By Mark Deen and David Tweed
Sept. 13 (Bloomberg) -- Joseph Stiglitz, the Nobel Prize- winning economist, urged world leaders to drop an obsession with examining gross domestic product and focus more on broader measures of prosperity.
“GDP has increasingly become used as a measure of societal well-being and changes in the structure of the economy and our society have made it increasingly poor one,” Stiglitz said in an interview today in Paris.
The remarks reflect Stiglitz’s study of the issue for French President Nicolas Sarkozy, who commissioned a report at the beginning of 2008 after the onset of the financial crisis. Stiglitz and other contributors to the report will present their results tomorrow in Paris at a daylong conference hosted by Sarkozy and attended by Finance Minister Christine Lagarde.
Sarkozy isn’t alone in questioning current gauges of wealth. Barack Obama raised the issue during his campaign for the U.S. presidency and David Cameron, leader of the U.K.’s Conservative Party, has called for thinking about “general well-being” instead of just output.
A year after the collapse of Lehman Brothers Holdings Inc. forced governments to pump billions of dollars into banks to shore up the financial system, Stiglitz said that broadening the range of statistics considered by governments is vital as they grapple with reviving the world economy and limiting climate change.
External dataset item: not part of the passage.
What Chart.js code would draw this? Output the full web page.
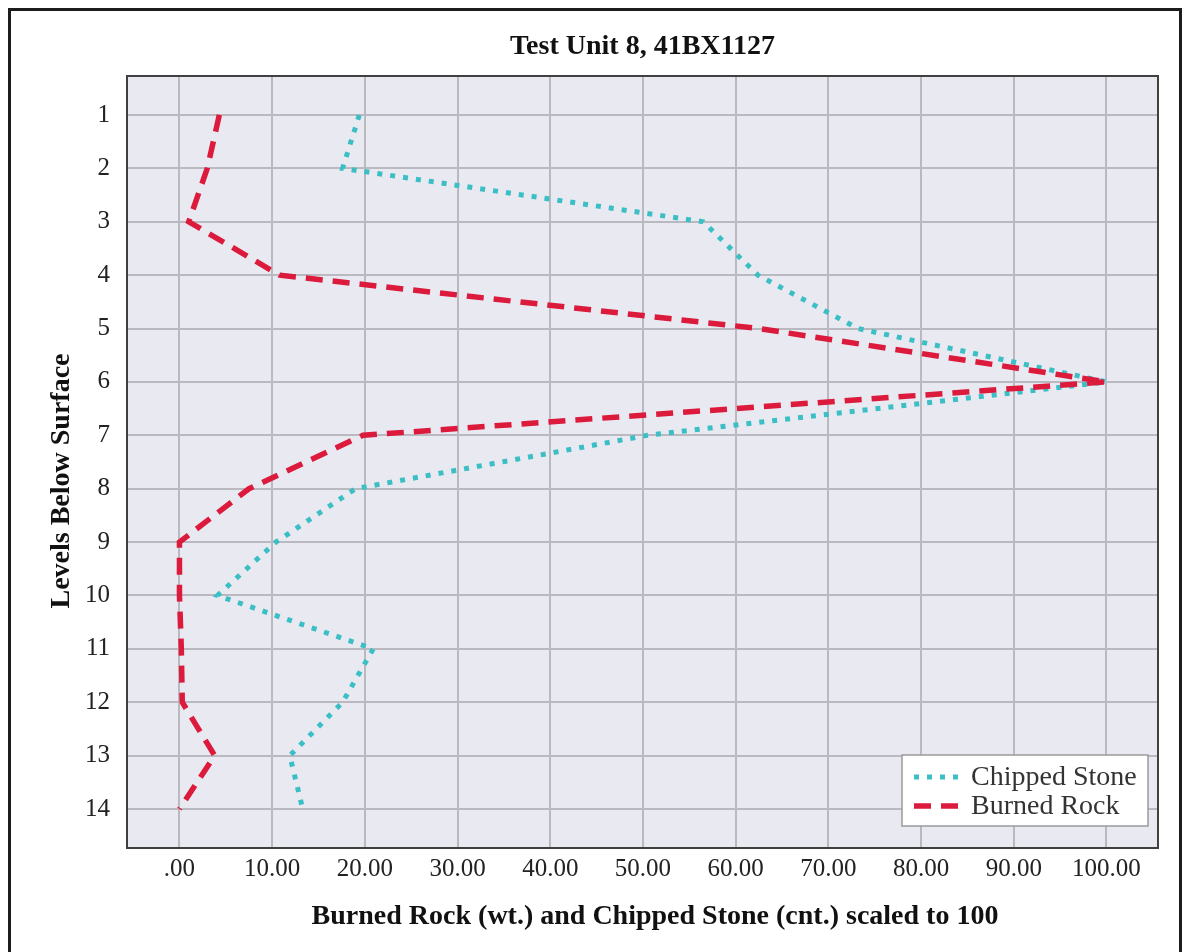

“So many things that are important to individuals are not included in GDP,” said Stiglitz, a Columbia University professor. “There needs to be an array of numbers but we need to understand the role of each number. We may not be able to aggregate everything together.”
Government’s Contribution
Assessing government’s contribution to economic output, which ranges from 39 percent in the U.S. to 48 percent in France, is one of the shortcomings of the GDP model, as is its difficulty in estimating improvements in quality of products such as cars instead of just quantity, Stiglitz said. Similarly, increased household debt may drive up output numbers, whereas that doesn’t amount to a real increase in wealth, he added.
While Stiglitz doesn’t recommend dropping GDP altogether, he wants governments to consider such matters, along with issues of environmental sustainability, in policy making.
“Most governments make a fetish out of it. If you take one message out of our report, make it avoid GDP fetishism,” he said. “The message is to encourage political leaders away from that.”
Stiglitz, a former chief economist for the World Bank and member of the White House Council of Economic Advisers, is also confident that the world will move in that direction.
“This information is important because it affects how you make decisions,” he said. “The approach will get greater and greater acceptance over time.”